JOB
Give back every line exactly as it appears, pictures excluded.

++++++++

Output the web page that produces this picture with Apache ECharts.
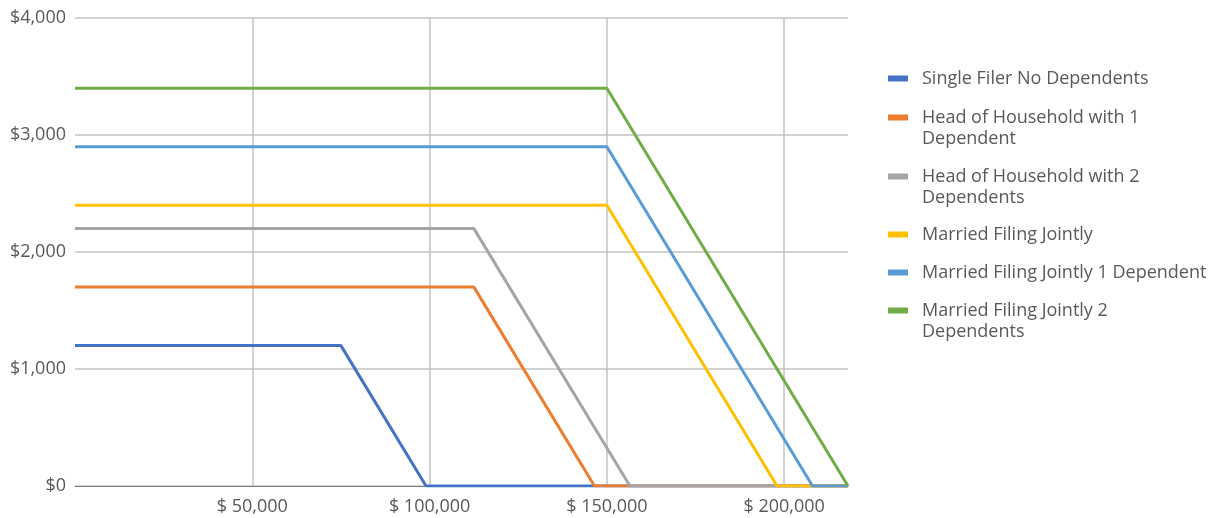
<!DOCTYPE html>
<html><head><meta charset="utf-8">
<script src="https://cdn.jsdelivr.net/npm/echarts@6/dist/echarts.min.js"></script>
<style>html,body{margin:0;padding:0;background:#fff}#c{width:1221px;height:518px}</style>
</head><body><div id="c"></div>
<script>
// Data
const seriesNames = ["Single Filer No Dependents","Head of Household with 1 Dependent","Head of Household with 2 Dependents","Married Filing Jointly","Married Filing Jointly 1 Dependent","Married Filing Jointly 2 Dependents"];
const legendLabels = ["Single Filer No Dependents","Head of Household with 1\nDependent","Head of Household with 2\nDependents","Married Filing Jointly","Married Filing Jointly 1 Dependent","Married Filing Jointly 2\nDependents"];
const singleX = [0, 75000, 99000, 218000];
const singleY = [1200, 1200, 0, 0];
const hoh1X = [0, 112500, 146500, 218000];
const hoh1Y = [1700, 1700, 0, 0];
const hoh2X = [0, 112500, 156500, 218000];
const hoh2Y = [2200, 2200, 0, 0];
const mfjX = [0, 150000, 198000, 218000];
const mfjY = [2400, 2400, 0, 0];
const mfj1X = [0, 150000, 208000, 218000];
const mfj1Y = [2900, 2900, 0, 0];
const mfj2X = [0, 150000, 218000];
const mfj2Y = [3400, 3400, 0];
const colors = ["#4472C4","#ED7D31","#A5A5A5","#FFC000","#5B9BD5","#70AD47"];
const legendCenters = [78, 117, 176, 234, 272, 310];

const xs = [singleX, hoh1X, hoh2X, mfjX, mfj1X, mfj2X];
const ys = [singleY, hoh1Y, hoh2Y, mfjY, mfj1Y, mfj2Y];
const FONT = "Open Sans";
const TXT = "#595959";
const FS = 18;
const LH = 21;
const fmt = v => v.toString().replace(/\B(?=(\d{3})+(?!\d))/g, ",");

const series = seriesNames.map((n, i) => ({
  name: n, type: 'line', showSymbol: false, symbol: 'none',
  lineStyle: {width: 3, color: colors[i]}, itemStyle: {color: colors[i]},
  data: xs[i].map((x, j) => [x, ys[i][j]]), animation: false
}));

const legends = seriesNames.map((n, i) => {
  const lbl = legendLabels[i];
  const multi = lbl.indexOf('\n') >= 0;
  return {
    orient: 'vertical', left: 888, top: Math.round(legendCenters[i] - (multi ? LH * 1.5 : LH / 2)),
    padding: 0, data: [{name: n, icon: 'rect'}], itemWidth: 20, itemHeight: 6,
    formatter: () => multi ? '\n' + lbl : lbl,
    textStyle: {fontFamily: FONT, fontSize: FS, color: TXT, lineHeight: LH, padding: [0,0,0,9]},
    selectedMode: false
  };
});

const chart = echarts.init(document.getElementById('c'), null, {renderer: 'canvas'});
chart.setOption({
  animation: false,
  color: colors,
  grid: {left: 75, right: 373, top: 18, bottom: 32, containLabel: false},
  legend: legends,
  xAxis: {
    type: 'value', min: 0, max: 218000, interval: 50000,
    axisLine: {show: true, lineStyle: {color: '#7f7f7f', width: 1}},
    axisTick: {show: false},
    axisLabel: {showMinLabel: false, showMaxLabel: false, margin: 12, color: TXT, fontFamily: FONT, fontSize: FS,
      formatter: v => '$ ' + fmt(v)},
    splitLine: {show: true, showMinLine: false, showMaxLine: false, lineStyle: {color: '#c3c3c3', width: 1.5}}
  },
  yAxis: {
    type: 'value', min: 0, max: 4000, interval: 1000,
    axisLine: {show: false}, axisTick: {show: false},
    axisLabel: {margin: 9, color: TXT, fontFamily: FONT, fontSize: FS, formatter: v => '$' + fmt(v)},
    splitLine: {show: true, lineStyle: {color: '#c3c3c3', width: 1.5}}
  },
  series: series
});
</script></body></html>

++++++++

EXERCISE OUTPUT
Output the web page that produces this picture with Apache ECharts.
<!DOCTYPE html>
<html><head><meta charset="utf-8">
<script src="https://cdn.jsdelivr.net/npm/echarts@6/dist/echarts.min.js"></script>
<style>html,body{margin:0;padding:0;background:#fff}#c{width:1221px;height:518px}</style>
</head><body><div id="c"></div>
<script>
// Data
const seriesNames = ["Single Filer No Dependents","Head of Household with 1 Dependent","Head of Household with 2 Dependents","Married Filing Jointly","Married Filing Jointly 1 Dependent","Married Filing Jointly 2 Dependents"];
const legendLabels = ["Single Filer No Dependents","Head of Household with 1\nDependent","Head of Household with 2\nDependents","Married Filing Jointly","Married Filing Jointly 1 Dependent","Married Filing Jointly 2\nDependents"];
const singleX = [0, 75000, 99000, 218000];
const singleY = [1200, 1200, 0, 0];
const hoh1X = [0, 112500, 146500, 218000];
const hoh1Y = [1700, 1700, 0, 0];
const hoh2X = [0, 112500, 156500, 218000];
const hoh2Y = [2200, 2200, 0, 0];
const mfjX = [0, 150000, 198000, 218000];
const mfjY = [2400, 2400, 0, 0];
const mfj1X = [0, 150000, 208000, 218000];
const mfj1Y = [2900, 2900, 0, 0];
const mfj2X = [0, 150000, 218000];
const mfj2Y = [3400, 3400, 0];
const colors = ["#4472C4","#ED7D31","#A5A5A5","#FFC000","#5B9BD5","#70AD47"];
const legendCenters = [78, 117, 176, 234, 272, 310];

const xs = [singleX, hoh1X, hoh2X, mfjX, mfj1X, mfj2X];
const ys = [singleY, hoh1Y, hoh2Y, mfjY, mfj1Y, mfj2Y];
const FONT = "Open Sans";
const TXT = "#595959";
const FS = 18;
const LH = 21;
const fmt = v => v.toString().replace(/\B(?=(\d{3})+(?!\d))/g, ",");

const series = seriesNames.map((n, i) => ({
  name: n, type: 'line', showSymbol: false, symbol: 'none',
  lineStyle: {width: 3, color: colors[i]}, itemStyle: {color: colors[i]},
  data: xs[i].map((x, j) => [x, ys[i][j]]), animation: false
}));

const legends = seriesNames.map((n, i) => {
  const lbl = legendLabels[i];
  const multi = lbl.indexOf('\n') >= 0;
  return {
    orient: 'vertical', left: 888, top: Math.round(legendCenters[i] - (multi ? LH * 1.5 : LH / 2)),
    padding: 0, data: [{name: n, icon: 'rect'}], itemWidth: 20, itemHeight: 6,
    formatter: () => multi ? '\n' + lbl : lbl,
    textStyle: {fontFamily: FONT, fontSize: FS, color: TXT, lineHeight: LH, padding: [0,0,0,9]},
    selectedMode: false
  };
});

const chart = echarts.init(document.getElementById('c'), null, {renderer: 'canvas'});
chart.setOption({
  animation: false,
  color: colors,
  grid: {left: 75, right: 373, top: 18, bottom: 32, containLabel: false},
  legend: legends,
  xAxis: {
    type: 'value', min: 0, max: 218000, interval: 50000,
    axisLine: {show: true, lineStyle: {color: '#7f7f7f', width: 1}},
    axisTick: {show: false},
    axisLabel: {showMinLabel: false, showMaxLabel: false, margin: 12, color: TXT, fontFamily: FONT, fontSize: FS,
      formatter: v => '$ ' + fmt(v)},
    splitLine: {show: true, showMinLine: false, showMaxLine: false, lineStyle: {color: '#c3c3c3', width: 1.5}}
  },
  yAxis: {
    type: 'value', min: 0, max: 4000, interval: 1000,
    axisLine: {show: false}, axisTick: {show: false},
    axisLabel: {margin: 9, color: TXT, fontFamily: FONT, fontSize: FS, formatter: v => '$' + fmt(v)},
    splitLine: {show: true, lineStyle: {color: '#c3c3c3', width: 1.5}}
  },
  series: series
});
</script></body></html>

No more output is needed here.